Dire une chose aussi grosse, dans sa conclusion, sans prendre le temps de développer le moindre argument ni raisonnement, c'est franchement pas sérieux. Il est possible que ce soit moi qui ne saisisse pas ce que je devrais saisir (après tout je n'ai pas fait d'études scientifiques), mais il ressort de tout ça l’impression que l'auteur essaie de mettre en avant cette triste interprétation moraliste de la biologie : que la sélection naturelle serait une vision égoïste de la vie et qu'il faudrait la balayer au profit d'une vision coopérative.
Comme éléments plus intéressants, je ne vais pas rentrer dans les détails de la biologie cellulaire, mais il y a des pages éclairantes sur la mitose. Notion plus facile à retenir, le mouvement brownien, ou le fait que la physique de notre univers permet le mouvent aléatoire des particules dans un fluide. Tout vie naît dans les bordures, les interactions, et le mouvement brownien aurait pu permettre les interactions ayant initié la vie. Notons aussi l'expérience de Miller, qui serait à l'origine de la classique idée de « soupe primitive », qui voit la vie naître dans la chaleur des profondeurs marines, près des fumeurs noirs. Pour finir, je retiens cette explication particulièrement claire des découvertes du moine Mendel qui, en expérimentant sur les petits pois, a été un pionnier de la génétique :
Première loi, au sein des organismes, il existe des « particules » (le généticien et botaniste danois Wilhelm Johannsen les appellera « gènes » en 1909) qui peuvent exister sous deux formes, A ou a. La première, A, est la forme « dominante » : elle passe « chez l'hybride complètement ou presque sans modification » ; a est la forme « récessive » : elle « s'efface ou disparaît complètement chez les hybrides pour reparaître sans modifications chez leurs descendants ». Dans notre exemple, des pois ronds et fripés, le caractère rond est dominant (A), puisqu'après un croisement de la plante avec une plante à pois fripés (a), la première génération ne produit que des pois ronds.

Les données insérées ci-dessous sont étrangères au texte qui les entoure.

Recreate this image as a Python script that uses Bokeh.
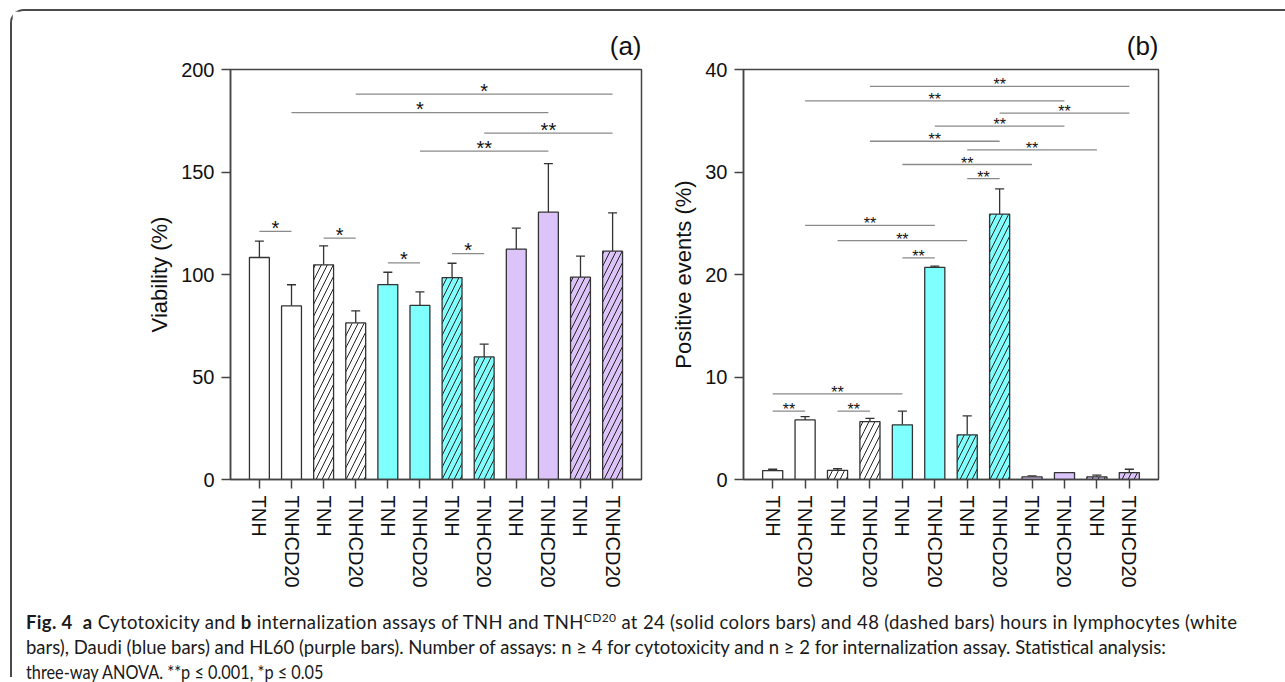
from bokeh.plotting import figure
from bokeh.models import Range1d, FixedTicker, Div, ColumnDataSource
from bokeh.layouts import row, column
from bokeh.core.properties import value
from bokeh.embed import file_html
from bokeh.resources import INLINE

# ---------------- data ----------------
tick_labels = ["TNH", "TNHCD20"] * 6
cells = ["Lymphocytes"] * 4 + ["Daudi"] * 4 + ["HL60"] * 4
hours = ["24", "24", "48", "48"] * 3

via_mean = [108.3, 84.7, 104.7, 76.4, 95.1, 84.9, 98.5, 59.8, 112.4, 130.4, 98.7, 111.4]
via_err = [8.0, 10.3, 9.3, 5.9, 6.0, 6.6, 7.0, 6.2, 10.2, 23.7, 10.3, 18.7]

pos_mean = [0.87, 5.81, 0.90, 5.65, 5.33, 20.70, 4.36, 25.89, 0.26, 0.68, 0.26, 0.68]
pos_err = [0.13, 0.32, 0.15, 0.32, 1.35, 0.12, 1.84, 2.46, 0.09, 0.0, 0.16, 0.32]

# significance comparisons (bar index from, bar index to, height, label)
sig_a_from = [0, 2, 4, 6, 5, 7, 1, 3]
sig_a_to = [1, 3, 5, 7, 9, 11, 9, 11]
sig_a_y = [121.0, 117.7, 105.7, 110.2, 160.2, 169.0, 179.0, 188.0]
sig_a_txt = ["*", "*", "*", "*", "**", "**", "*", "*"]

sig_b_from = [0, 2, 0, 4, 2, 1, 6, 4, 6, 3, 5, 7, 1, 3]
sig_b_to = [1, 3, 4, 5, 6, 5, 7, 8, 10, 7, 9, 11, 9, 11]
sig_b_y = [6.68, 6.68, 8.36, 21.63, 23.3, 24.8, 29.35, 30.73, 32.15, 33.0, 34.48, 35.74, 36.93, 38.35]
sig_b_txt = ["**"] * 14

# ---------------- styles ----------------
COLORS = {"Lymphocytes": "#FFFFFF", "Daudi": "#80FFFF", "HL60": "#DCC3F9"}
HATCH = {"24": " ", "48": "/"}
FONT = "Liberation Sans"
EDGE = "#333333"


def make_panel(title, means, errs, ymax, yticks, ylabel, sfrom, sto, sy, stxt,
               star_size, star_off, width, height, mbl, mbr, mbt, mbb):
    xs = list(range(len(means)))
    p = figure(width=width, height=height, output_backend="svg", toolbar_location=None,
               x_range=Range1d(-0.9, 11.9), y_range=Range1d(0, ymax),
               min_border_left=mbl, min_border_right=mbr, min_border_top=mbt,
               min_border_bottom=mbb, title=title)
    p.title.align = "right"
    p.title.text_font = FONT
    p.title.text_font_size = "26px"
    p.title.text_font_style = "normal"
    p.title.text_color = "#111111"
    p.title.standoff = 18
    p.xgrid.visible = False
    p.ygrid.visible = False
    p.outline_line_color = "#444444"
    p.outline_line_width = 1.5
    p.background_fill_color = "white"
    p.border_fill_color = "white"

    src = ColumnDataSource(dict(
        x=xs, top=means, err_top=[m + e for m, e in zip(means, errs)],
        cap_l=[x - 0.14 for x in xs], cap_r=[x + 0.14 for x in xs],
        fill=[COLORS[c] for c in cells], hatch=[HATCH[h] for h in hours],
    ))
    # error bars (upper only)
    p.segment(x0="x", y0="top", x1="x", y1="err_top", source=src,
              line_color=EDGE, line_width=1.3)
    p.segment(x0="cap_l", y0="err_top", x1="cap_r", y1="err_top", source=src,
              line_color=EDGE, line_width=1.3)
    p.vbar(x="x", top="top", bottom=0, width=0.62, source=src,
           fill_color="fill", line_color=EDGE, line_width=1.3,
           hatch_pattern="hatch", hatch_color="#222222", hatch_weight=1.0,
           hatch_scale=12)

    # significance lines
    ssrc = ColumnDataSource(dict(
        x0=sfrom, x1=sto, y=sy, txt=stxt,
        xm=[(a + b) / 2 for a, b in zip(sfrom, sto)],
    ))
    p.segment(x0="x0", y0="y", x1="x1", y1="y", source=ssrc,
              line_color="#8a8a8a", line_width=1.3)
    p.text(x="xm", y="y", text="txt", source=ssrc, text_align="center",
           text_baseline="alphabetic", y_offset=star_off,
           text_font=value(FONT), text_font_size=value(f"{star_size}px"),
           text_color="#111111")

    # axes
    p.xaxis.ticker = FixedTicker(ticks=xs)
    p.xaxis.major_label_overrides = {i: t for i, t in enumerate(tick_labels)}
    p.xaxis.major_label_orientation = "vertical"
    p.yaxis.ticker = FixedTicker(ticks=yticks)
    for ax in (p.xaxis, p.yaxis):
        ax.axis_line_color = "#444444"
        ax.axis_line_width = 1.5
        ax.major_tick_line_color = "#444444"
        ax.major_tick_line_width = 1.5
        ax.major_tick_in = 0
        ax.major_tick_out = 9
        ax.minor_tick_line_color = None
        ax.major_label_text_font = FONT
        ax.major_label_text_font_size = "20px"
        ax.major_label_text_color = "#111111"
        ax.major_label_standoff = 7
    p.yaxis.axis_label = ylabel
    p.yaxis.axis_label_text_font = FONT
    p.yaxis.axis_label_text_font_size = "22px"
    p.yaxis.axis_label_text_font_style = "normal"
    p.yaxis.axis_label_text_color = "#111111"
    p.yaxis.axis_label_standoff = 6
    return p


p1 = make_panel("(a)", via_mean, via_err, 200, [0, 50, 100, 150, 200], "Viability (%)",
                sig_a_from, sig_a_to, sig_a_y, sig_a_txt, 20, -3.5,
                width=638, height=586, mbl=218, mbr=9, mbt=58, mbb=118)
p2 = make_panel("(b)", pos_mean, pos_err, 40, [0, 10, 20, 30, 40], "Positive events (%)",
                sig_b_from, sig_b_to, sig_b_y, sig_b_txt, 16, -1.5,
                width=627, height=586, mbl=93, mbr=119, mbt=56, mbb=117)

caption_html = (
    '<div style="font-family: Lato, \'Open Sans\', sans-serif; font-size: 18.5px; '
    'line-height: 25px; white-space: nowrap; color: #1a1a1a; '
    'padding-left: 9px; padding-top: 3px;">'
    '<span style="letter-spacing: 0.35px;">'
    '<b>Fig. 4</b>&nbsp; <b>a</b> Cytotoxicity and <b>b</b> internalization assays of TNH and '
    'TNH<sup style="font-size:12px;">CD20</sup> at 24 (solid colors bars) and 48 (dashed bars) hours in '
    'lymphocytes (white</span><br>'
    '<span style="letter-spacing: 0px;">'
    'bars), Daudi (blue bars) and HL60 (purple bars). Number of assays: n &ge; 4 for cytotoxicity '
    'and n &ge; 2 for internalization assay. Statistical analysis:</span><br>'
    '<span style="display: inline-block; transform: scaleX(0.88); transform-origin: left center;">'
    'three-way ANOVA. **p &le; 0.001, *p &le; 0.05</span>'
    '</div>'
)
cap = Div(text=caption_html, width=1265, height=70)

layout = column(row(p1, p2), cap,
                styles={"border-top": "2px solid #4a4a4a", "border-left": "2px solid #4a4a4a",
                        "border-top-left-radius": "14px"},
                margin=(9, 0, 0, 10))

open("out.html", "w").write(file_html(layout, INLINE))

Deuxième loi, chaque organisme adulte possède une paire de particules A. Cette paire peut être AA, Aa ou aa. Dans notre exemple, la plante AA produit des pois ayant une forme ronde, une plante Aa a donne aussi des pois ronds (A est dominant), les plantes aa produisent des pois fripés. C'est la raison pour laquelle le croisement de pois ronds avec des pois fripés ne fournit que des pois ronds à la première génération : les plantes sont toutes Aa. En revanche, la seconde génération donne statistiquement ¾ de ronds, car les plantes AA (¼) et Aa (½) fabriquent des pois ronds, et seules les plantes aa font des pois fripés. Chaque plante a donc un « génotype » composé de deux formes d'un même gène (A ou a). Une forme, un « phénotype », lui est donnée par l'activité de ces gènes, transmis de façon aléatoire par les gamètes, le spermatozoïde et l'ovule des parents, qui n'ont qu'une des deux formes du gène, soit A soit a.